Well ahead of the US scientists’ recommendation, Queensland Minister for Primary Industries, Henry Palaszczuk announced an eradication program.  A long-time backbencher, he had been a Minister long enough to know that if the Commonwealth and other States and Territories funded an eradication program, Queensland’s contribution would be just 10%, but Queensland would have to pay 100% of the costs of a program to contain the pest within Queensland.  

Minister Palaszczuk’s rationale was:

  • a containment effort would look like Queensland was not confident in eradicating the pest, and so threaten funding,
  • an eradication program could help meet a political promise to create hundreds of jobs for unskilled workers at a time when Queensland’s unemployment rate was 8% – likely higher in Minister Palaszczuk’s electorate.
  • Containment was unnecessary if the pest was eradicated.

Consequently, the large team of inspectors who had worked with high-risk businesses to develop and audit Approved Risk Management was disbanded and so too, the risk management plans.

The chase after the last ant to kill it has literally come at the expense of containing their spread.

Instead, the Fire Ant Program dumped the responsibility for not spreading fire ants onto the public by imposing a General Biosecurity Obligation under the Biosecurity Act 2014. It obliges everyone to take all reasonable precautions for not spreading fire ants.

Industry representatives at a Fire Ant Program Stakeholders Forum in May 2018 said they were happy to accept their General Biosecurity Obligation, but they wanted the Fire Ant Program to fulfil its own obligations by re-establishing a large team of compliance officers, re-introducing the use of Approved Risk Management Plans for high risk enterprises and Quality Assurance programs for suppliers to help them mitigate their risk of spreading fire ants, by approving land development plans and by controlling the movement of fire ant carriers out of biosecurity zones.

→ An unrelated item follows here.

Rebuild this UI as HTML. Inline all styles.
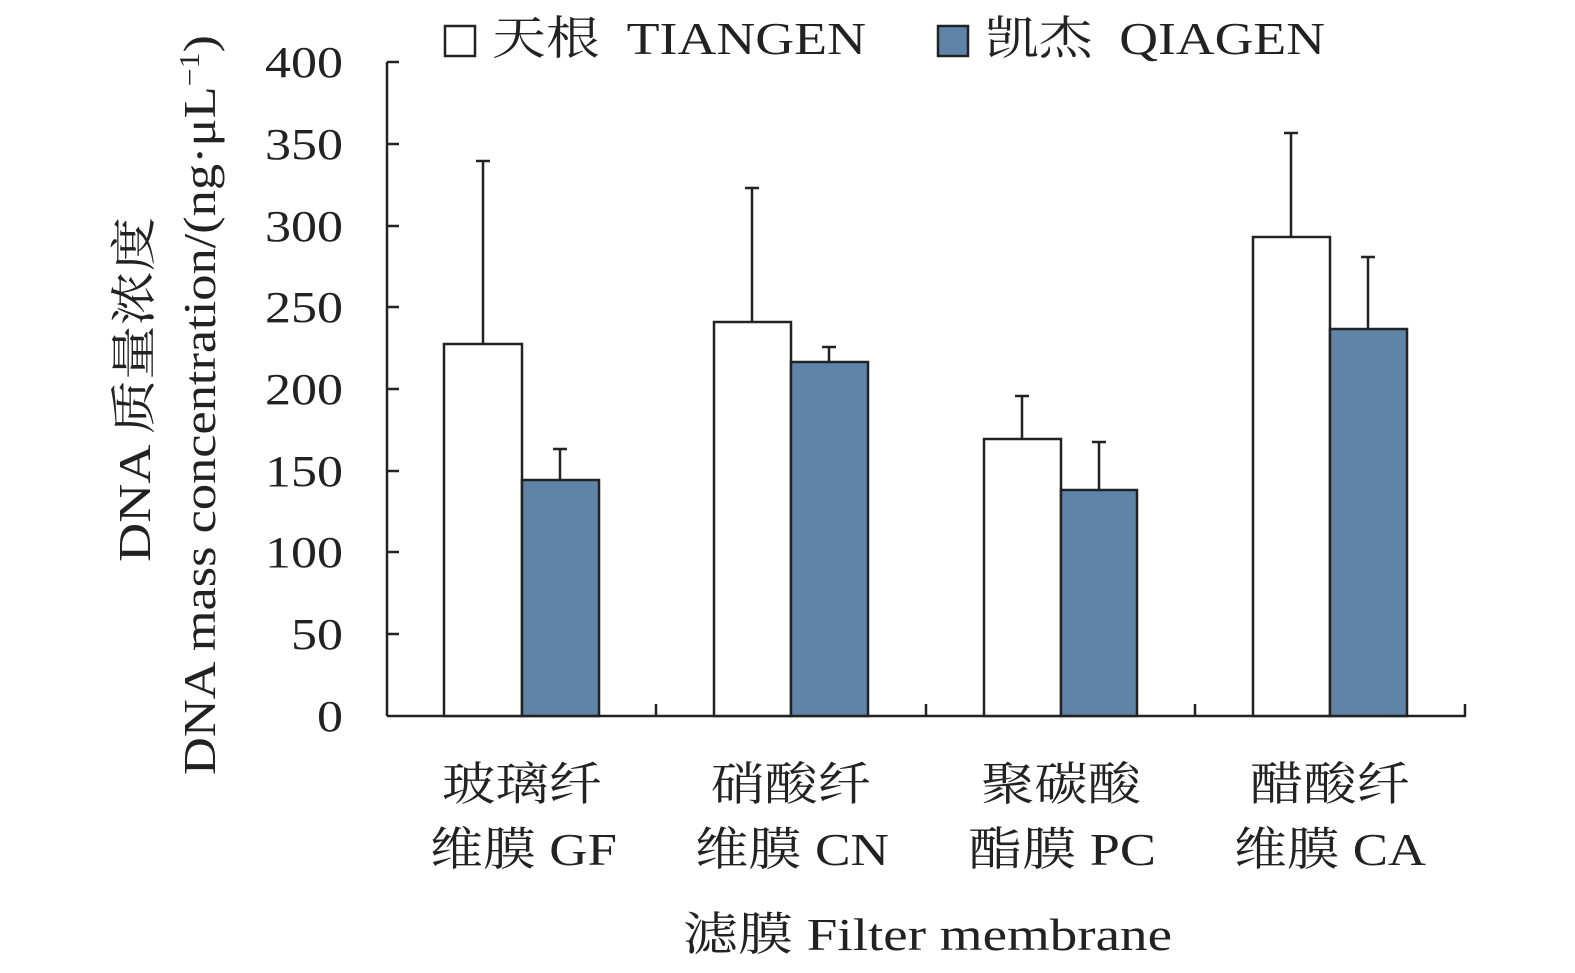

The Fire Ant Program has not fulfilled its own Biosecurity Obligation.

The independent auditor of the program in 2019 said controlling the spread of fire ants, either by natural spread or human-assisted movement, is a central and essential element of the Fire Ant Program and while the Queensland Biosecurity Act 2014 provides for regulations to control the movement of fire ant carriers and penalty infringements notices for non-compliance, the program does not impose them.  

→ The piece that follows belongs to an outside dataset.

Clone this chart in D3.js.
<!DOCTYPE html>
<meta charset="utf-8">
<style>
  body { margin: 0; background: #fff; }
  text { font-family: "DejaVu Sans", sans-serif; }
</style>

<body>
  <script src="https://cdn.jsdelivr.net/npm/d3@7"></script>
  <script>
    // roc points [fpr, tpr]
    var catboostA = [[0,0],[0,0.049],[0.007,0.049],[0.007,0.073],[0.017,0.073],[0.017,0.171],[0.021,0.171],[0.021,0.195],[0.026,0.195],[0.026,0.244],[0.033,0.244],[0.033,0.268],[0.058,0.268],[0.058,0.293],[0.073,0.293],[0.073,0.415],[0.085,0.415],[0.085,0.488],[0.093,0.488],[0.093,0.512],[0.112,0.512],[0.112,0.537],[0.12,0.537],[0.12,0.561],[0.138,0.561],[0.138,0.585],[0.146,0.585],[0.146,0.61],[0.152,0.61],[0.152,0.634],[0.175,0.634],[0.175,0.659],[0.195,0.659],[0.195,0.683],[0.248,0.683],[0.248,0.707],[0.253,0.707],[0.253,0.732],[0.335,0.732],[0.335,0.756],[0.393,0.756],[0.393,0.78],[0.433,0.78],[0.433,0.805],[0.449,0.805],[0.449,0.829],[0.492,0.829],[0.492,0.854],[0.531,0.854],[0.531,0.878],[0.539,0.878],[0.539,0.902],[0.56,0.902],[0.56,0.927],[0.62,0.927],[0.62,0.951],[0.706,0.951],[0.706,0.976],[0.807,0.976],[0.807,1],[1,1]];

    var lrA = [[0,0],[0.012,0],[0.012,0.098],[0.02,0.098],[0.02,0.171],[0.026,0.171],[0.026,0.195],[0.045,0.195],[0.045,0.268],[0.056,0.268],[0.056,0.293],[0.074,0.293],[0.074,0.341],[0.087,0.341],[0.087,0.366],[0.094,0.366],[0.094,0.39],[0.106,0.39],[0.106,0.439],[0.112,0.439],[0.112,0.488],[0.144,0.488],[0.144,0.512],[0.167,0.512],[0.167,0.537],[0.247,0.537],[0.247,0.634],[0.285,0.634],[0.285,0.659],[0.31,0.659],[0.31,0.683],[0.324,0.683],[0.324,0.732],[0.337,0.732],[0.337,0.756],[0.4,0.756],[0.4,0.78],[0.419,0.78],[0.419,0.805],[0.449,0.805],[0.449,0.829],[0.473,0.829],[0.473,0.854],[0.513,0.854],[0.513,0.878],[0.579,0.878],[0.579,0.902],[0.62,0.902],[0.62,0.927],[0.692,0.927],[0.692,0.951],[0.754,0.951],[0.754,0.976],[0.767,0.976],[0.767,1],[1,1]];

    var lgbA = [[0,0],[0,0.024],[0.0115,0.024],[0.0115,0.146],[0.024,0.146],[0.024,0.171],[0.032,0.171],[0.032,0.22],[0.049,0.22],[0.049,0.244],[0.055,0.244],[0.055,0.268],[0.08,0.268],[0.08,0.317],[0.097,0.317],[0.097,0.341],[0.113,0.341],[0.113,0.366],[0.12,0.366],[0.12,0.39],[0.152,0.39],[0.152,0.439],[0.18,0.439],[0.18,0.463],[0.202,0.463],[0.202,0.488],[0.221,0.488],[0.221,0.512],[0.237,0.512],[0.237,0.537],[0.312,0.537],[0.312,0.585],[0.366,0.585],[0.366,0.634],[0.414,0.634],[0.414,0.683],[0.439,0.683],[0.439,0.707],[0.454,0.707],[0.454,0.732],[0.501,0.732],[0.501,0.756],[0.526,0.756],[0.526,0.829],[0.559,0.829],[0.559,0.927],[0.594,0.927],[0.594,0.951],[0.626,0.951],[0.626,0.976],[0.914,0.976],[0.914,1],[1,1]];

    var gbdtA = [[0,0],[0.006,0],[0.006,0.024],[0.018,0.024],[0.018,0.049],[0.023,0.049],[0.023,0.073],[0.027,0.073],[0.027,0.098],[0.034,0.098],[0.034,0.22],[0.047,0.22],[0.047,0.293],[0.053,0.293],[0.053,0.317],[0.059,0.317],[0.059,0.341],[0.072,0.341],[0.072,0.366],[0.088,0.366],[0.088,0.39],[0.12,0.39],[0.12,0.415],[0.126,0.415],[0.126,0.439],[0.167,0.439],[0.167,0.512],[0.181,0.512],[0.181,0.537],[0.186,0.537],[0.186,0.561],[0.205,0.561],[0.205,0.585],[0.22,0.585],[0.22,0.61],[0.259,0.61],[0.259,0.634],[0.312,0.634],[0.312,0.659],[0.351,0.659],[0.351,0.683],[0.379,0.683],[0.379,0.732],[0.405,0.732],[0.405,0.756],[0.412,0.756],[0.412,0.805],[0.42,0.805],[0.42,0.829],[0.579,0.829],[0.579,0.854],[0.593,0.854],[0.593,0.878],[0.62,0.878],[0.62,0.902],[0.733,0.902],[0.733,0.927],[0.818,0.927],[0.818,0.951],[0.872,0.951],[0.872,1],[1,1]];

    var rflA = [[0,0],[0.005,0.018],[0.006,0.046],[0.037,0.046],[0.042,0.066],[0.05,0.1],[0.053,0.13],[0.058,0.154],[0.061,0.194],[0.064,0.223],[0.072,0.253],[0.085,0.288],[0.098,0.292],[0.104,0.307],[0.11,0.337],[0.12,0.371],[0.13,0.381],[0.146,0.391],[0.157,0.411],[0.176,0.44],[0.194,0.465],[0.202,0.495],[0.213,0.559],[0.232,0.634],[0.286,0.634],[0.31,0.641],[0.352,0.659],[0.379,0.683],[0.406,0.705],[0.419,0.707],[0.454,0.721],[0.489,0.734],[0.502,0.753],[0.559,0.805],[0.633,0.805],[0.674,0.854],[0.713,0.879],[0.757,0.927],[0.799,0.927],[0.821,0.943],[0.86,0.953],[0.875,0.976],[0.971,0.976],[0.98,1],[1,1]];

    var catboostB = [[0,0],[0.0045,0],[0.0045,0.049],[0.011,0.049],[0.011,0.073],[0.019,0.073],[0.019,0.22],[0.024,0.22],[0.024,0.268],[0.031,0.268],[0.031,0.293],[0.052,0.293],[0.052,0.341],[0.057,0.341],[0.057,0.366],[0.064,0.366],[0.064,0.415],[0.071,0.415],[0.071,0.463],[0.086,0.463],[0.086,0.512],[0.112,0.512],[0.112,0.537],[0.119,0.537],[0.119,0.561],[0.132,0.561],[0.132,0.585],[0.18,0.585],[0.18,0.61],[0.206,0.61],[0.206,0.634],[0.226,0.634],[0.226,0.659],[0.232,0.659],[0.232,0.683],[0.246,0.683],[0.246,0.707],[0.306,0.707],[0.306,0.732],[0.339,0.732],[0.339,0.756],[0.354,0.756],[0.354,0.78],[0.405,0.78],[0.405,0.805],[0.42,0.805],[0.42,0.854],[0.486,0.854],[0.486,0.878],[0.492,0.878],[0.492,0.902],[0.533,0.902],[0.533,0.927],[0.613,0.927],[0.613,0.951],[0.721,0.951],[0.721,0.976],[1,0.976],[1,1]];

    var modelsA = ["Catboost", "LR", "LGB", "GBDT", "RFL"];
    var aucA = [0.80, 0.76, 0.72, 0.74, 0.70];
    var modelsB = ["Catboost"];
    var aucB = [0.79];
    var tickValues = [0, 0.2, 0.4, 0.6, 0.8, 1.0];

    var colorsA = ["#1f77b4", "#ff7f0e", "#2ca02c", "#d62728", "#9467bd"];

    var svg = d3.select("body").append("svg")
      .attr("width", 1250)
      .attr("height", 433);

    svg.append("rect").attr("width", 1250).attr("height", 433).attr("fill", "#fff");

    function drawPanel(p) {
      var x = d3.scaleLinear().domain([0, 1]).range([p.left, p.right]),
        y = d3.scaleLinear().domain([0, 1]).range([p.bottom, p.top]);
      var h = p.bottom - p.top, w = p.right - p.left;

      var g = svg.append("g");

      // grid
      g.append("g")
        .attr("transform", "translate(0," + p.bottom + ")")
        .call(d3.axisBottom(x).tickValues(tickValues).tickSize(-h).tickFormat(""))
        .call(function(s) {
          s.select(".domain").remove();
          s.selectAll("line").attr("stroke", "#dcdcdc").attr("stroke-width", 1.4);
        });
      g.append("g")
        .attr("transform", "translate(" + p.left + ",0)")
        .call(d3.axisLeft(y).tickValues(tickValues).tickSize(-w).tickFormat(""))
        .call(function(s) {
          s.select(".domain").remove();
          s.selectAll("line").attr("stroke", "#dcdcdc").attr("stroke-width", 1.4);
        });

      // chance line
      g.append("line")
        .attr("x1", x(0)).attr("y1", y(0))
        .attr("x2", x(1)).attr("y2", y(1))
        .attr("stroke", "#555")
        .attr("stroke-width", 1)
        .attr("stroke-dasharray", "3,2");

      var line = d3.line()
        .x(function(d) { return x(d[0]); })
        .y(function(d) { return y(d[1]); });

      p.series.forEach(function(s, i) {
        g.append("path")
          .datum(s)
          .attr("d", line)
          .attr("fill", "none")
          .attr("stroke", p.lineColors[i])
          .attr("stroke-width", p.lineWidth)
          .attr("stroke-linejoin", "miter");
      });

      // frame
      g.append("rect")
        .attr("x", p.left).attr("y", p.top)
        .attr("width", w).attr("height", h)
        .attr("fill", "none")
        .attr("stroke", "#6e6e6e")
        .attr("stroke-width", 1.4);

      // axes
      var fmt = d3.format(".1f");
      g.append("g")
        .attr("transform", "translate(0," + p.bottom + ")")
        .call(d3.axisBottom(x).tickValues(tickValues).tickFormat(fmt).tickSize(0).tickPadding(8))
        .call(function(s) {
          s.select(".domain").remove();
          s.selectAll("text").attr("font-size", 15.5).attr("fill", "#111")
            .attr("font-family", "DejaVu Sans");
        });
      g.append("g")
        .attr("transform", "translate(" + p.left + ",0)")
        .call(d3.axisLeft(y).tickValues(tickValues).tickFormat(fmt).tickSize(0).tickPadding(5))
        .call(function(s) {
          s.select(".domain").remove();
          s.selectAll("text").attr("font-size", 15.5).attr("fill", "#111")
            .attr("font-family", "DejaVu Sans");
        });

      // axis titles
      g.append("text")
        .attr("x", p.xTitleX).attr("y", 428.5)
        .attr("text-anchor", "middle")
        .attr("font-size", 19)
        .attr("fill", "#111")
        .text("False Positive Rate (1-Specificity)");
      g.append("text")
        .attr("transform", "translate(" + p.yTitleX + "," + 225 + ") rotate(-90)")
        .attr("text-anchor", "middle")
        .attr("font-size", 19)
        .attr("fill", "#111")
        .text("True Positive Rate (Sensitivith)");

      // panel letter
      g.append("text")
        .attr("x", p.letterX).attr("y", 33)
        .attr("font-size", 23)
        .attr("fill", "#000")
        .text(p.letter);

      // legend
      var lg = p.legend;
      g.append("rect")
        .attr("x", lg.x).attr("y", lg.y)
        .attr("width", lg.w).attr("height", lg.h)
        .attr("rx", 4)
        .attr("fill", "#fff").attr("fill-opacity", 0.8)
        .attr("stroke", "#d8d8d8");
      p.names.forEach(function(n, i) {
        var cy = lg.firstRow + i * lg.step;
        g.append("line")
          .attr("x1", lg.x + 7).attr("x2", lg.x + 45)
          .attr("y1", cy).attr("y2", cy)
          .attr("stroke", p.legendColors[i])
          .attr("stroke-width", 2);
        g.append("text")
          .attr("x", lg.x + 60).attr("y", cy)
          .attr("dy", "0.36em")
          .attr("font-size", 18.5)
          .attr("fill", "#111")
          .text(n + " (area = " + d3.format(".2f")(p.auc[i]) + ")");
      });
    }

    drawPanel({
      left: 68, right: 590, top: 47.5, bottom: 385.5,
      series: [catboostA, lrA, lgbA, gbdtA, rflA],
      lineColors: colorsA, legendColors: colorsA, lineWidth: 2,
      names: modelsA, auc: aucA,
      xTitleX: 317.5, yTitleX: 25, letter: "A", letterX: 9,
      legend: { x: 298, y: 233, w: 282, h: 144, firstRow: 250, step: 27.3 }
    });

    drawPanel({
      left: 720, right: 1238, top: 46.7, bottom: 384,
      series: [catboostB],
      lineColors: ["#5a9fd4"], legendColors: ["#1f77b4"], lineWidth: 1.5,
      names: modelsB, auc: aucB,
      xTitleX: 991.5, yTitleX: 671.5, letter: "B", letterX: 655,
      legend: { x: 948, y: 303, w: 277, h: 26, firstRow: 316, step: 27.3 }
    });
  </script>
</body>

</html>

Consequently, fire ants are spreading out of control. The infestation in south-east Queensland has blown out from 40,000ha to 800,000ha. They are now in Victoria and within 12km of the Queensland/New South Wales border.

Time to hold Queensland Ministers for Agriculture and Fisheries, from Henry Palaszczuk in 2001 to Mark Furner now to account for an out-of-control fire ant infestation that threatens the life-styles, environments and economies of the entire country.